### PROBLEM STATEMENT
Return all lines from the listing below in which the string "that" occurs.

### EXTRACTED MATERIAL
§ §
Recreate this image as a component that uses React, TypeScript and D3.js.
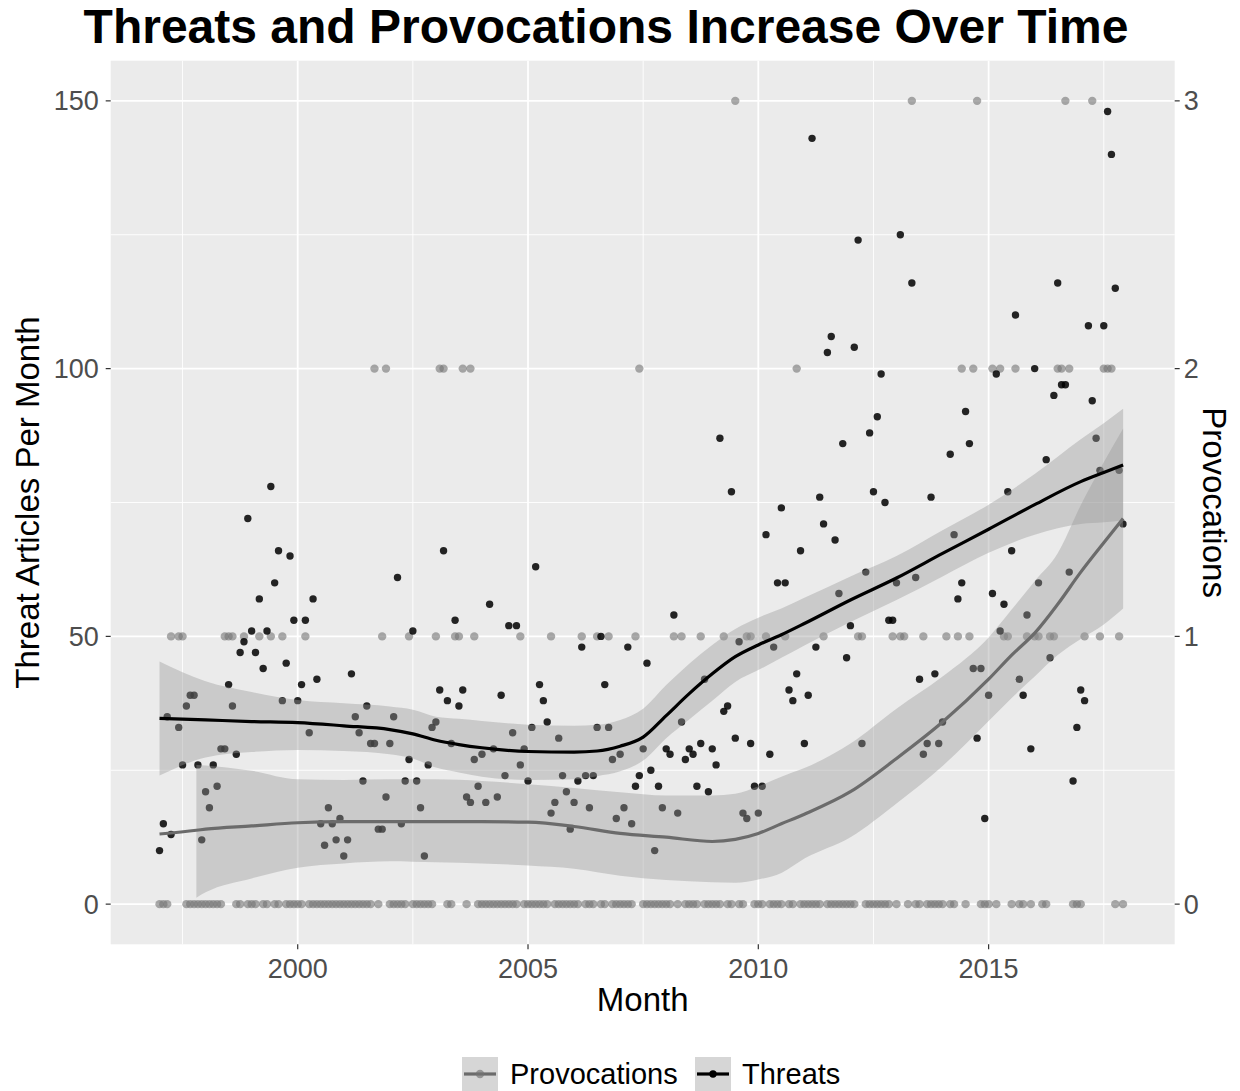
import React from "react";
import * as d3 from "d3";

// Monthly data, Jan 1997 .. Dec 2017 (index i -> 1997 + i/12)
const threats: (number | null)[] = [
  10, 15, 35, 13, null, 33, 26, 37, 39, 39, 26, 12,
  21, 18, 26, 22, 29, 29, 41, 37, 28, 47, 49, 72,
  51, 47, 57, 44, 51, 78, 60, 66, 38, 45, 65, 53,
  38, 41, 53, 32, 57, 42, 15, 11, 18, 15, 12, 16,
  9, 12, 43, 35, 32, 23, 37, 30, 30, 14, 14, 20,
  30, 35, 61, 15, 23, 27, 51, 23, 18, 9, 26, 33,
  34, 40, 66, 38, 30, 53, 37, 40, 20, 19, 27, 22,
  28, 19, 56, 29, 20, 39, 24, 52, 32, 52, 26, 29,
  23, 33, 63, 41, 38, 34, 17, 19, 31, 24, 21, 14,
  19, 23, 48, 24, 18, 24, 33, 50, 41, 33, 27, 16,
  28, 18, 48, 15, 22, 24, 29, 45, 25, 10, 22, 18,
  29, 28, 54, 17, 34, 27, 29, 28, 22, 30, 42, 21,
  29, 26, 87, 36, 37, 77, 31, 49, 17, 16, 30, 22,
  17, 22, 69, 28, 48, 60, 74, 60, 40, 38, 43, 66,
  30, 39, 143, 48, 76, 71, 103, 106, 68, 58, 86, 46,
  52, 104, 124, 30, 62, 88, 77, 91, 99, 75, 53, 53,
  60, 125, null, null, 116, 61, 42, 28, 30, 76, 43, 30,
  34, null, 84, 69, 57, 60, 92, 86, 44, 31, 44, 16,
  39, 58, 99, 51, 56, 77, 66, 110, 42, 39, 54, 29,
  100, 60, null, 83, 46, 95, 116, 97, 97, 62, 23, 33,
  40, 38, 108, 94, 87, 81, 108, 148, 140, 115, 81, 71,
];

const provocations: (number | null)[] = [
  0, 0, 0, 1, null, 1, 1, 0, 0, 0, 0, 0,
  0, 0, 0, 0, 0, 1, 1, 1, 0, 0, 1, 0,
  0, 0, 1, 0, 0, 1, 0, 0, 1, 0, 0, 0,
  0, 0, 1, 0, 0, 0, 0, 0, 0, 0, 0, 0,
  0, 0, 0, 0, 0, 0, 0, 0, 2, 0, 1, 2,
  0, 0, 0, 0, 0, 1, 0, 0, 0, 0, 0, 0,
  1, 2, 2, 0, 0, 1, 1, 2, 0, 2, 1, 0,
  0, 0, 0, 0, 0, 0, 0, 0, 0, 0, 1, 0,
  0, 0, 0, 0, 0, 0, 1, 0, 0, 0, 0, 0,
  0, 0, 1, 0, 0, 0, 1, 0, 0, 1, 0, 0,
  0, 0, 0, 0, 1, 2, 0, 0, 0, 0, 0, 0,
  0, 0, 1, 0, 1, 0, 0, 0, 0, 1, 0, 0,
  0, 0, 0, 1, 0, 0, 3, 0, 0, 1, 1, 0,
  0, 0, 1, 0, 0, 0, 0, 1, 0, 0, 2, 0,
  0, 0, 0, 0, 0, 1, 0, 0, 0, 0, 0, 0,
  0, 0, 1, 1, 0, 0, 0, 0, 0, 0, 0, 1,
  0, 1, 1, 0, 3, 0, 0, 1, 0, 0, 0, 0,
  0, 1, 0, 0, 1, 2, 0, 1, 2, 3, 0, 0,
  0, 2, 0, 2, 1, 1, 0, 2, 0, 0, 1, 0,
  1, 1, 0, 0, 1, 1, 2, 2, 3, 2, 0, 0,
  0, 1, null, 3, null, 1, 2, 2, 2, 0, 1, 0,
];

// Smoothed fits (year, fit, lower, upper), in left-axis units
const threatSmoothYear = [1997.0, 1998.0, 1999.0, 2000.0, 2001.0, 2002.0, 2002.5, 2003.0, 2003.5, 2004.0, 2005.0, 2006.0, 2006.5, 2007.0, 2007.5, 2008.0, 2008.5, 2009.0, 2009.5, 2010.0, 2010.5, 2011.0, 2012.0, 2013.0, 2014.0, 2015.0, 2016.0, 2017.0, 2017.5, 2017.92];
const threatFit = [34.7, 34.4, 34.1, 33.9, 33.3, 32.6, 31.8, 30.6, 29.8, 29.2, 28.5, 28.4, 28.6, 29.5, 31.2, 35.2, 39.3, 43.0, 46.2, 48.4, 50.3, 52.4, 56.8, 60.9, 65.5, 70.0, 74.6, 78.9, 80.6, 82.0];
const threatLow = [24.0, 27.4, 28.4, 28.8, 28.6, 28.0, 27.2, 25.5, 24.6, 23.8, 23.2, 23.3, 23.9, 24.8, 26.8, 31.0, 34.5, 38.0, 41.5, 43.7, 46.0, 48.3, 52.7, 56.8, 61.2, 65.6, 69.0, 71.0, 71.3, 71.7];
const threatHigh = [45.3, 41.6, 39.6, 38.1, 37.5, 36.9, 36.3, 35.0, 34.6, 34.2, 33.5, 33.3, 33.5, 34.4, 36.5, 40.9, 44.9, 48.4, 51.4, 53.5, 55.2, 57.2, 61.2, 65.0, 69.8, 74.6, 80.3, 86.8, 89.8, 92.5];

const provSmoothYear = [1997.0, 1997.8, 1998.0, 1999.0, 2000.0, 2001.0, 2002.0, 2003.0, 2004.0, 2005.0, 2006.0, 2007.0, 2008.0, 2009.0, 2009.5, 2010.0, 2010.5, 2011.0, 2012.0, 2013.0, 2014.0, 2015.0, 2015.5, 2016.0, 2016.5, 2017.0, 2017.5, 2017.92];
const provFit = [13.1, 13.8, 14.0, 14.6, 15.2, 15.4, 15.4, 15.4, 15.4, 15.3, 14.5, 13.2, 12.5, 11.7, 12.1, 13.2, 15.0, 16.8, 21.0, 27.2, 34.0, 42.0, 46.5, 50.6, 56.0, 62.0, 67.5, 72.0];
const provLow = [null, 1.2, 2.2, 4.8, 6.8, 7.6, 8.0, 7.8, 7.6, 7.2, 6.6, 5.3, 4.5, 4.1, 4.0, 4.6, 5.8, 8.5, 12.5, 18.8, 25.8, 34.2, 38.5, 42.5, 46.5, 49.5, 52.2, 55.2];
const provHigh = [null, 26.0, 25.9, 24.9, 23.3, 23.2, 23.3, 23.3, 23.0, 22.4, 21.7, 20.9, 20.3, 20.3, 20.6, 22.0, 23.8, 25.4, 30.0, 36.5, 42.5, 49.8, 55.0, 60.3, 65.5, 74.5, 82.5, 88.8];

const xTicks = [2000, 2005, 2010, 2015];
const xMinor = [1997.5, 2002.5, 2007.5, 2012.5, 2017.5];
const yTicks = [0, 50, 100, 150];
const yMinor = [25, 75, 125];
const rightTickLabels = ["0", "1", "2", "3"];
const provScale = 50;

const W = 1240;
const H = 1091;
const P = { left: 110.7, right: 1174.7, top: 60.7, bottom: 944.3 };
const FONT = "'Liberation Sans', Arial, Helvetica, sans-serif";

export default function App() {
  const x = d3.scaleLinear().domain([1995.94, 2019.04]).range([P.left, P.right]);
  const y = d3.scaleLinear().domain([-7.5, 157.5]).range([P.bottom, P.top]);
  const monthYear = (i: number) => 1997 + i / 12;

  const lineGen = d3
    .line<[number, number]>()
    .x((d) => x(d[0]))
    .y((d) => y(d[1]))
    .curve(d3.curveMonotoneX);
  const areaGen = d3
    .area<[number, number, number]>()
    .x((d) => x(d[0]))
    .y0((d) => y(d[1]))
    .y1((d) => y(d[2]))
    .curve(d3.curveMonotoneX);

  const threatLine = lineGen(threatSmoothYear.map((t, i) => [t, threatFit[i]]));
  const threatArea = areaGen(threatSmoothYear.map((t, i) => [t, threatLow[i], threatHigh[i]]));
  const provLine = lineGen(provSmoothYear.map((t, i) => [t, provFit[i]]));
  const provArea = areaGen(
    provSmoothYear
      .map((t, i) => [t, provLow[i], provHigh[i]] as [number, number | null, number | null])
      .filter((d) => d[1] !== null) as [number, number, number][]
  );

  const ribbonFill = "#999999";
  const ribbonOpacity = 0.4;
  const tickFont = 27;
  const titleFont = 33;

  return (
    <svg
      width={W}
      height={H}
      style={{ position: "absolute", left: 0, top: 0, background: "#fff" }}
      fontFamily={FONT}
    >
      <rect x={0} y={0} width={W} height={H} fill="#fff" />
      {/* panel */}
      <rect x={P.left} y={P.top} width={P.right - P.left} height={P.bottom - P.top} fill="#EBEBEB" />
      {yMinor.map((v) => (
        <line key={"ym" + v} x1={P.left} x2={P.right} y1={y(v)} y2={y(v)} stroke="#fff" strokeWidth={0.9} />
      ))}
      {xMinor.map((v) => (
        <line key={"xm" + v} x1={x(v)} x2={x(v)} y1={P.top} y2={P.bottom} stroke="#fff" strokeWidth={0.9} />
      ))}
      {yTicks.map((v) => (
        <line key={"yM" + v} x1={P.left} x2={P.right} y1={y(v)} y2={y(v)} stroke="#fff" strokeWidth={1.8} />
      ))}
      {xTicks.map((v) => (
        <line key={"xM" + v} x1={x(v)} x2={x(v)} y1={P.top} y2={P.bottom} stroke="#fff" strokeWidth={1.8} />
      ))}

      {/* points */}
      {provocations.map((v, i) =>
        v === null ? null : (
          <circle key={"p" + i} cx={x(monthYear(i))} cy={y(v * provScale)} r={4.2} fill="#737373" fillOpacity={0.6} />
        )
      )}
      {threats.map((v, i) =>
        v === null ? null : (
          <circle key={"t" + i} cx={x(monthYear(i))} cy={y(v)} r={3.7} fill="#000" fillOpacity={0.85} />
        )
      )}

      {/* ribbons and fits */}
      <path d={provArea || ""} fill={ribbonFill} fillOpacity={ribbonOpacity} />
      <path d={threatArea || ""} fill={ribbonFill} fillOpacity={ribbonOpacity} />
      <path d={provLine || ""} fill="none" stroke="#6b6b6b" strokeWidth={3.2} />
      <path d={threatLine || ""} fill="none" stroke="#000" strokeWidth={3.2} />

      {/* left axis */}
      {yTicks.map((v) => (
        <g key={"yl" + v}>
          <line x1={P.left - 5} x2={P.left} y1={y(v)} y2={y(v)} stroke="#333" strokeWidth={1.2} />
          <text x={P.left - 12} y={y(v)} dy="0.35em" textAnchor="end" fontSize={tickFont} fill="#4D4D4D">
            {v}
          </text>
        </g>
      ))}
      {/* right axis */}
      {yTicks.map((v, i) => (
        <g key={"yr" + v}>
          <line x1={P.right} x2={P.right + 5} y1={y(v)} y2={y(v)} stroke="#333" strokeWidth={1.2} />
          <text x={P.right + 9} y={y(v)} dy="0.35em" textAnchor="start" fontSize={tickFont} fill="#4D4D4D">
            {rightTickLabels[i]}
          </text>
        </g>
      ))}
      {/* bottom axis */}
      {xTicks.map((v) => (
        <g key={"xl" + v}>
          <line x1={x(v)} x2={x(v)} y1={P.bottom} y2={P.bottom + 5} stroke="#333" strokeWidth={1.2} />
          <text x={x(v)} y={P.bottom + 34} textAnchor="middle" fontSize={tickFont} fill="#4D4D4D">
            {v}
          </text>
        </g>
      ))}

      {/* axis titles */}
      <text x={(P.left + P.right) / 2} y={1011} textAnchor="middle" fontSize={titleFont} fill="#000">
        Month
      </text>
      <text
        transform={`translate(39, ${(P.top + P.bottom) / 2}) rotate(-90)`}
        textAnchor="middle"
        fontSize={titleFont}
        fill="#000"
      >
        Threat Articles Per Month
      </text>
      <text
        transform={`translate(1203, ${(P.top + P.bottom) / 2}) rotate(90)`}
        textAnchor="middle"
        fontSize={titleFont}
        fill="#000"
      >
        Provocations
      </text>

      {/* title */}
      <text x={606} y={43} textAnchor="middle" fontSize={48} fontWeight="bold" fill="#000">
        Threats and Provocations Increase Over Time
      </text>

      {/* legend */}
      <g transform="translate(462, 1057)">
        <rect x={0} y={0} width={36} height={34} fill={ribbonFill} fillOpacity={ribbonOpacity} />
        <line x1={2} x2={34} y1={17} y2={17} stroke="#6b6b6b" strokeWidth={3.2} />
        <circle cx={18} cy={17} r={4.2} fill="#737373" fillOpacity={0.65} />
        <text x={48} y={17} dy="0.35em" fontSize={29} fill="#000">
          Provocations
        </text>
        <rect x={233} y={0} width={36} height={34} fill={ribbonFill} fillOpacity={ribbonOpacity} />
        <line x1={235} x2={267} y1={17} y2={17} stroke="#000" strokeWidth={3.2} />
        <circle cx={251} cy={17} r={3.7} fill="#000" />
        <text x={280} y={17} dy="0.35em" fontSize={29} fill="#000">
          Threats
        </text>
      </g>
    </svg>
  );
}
§ §
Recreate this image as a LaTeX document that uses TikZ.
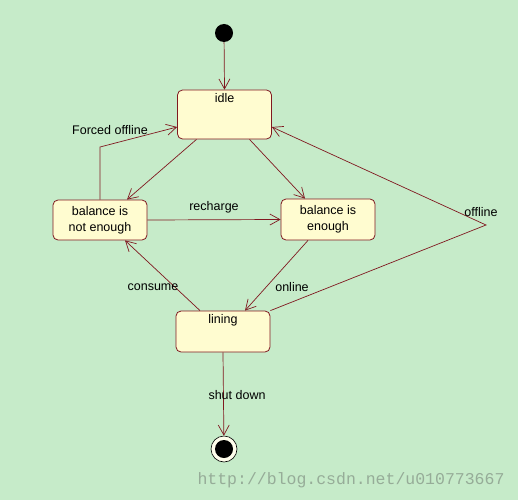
§ §
### FINAL RESULT
Recreate this image as a component that uses React, TypeScript and D3.js.
Recreate this image as a LaTeX document that uses TikZ.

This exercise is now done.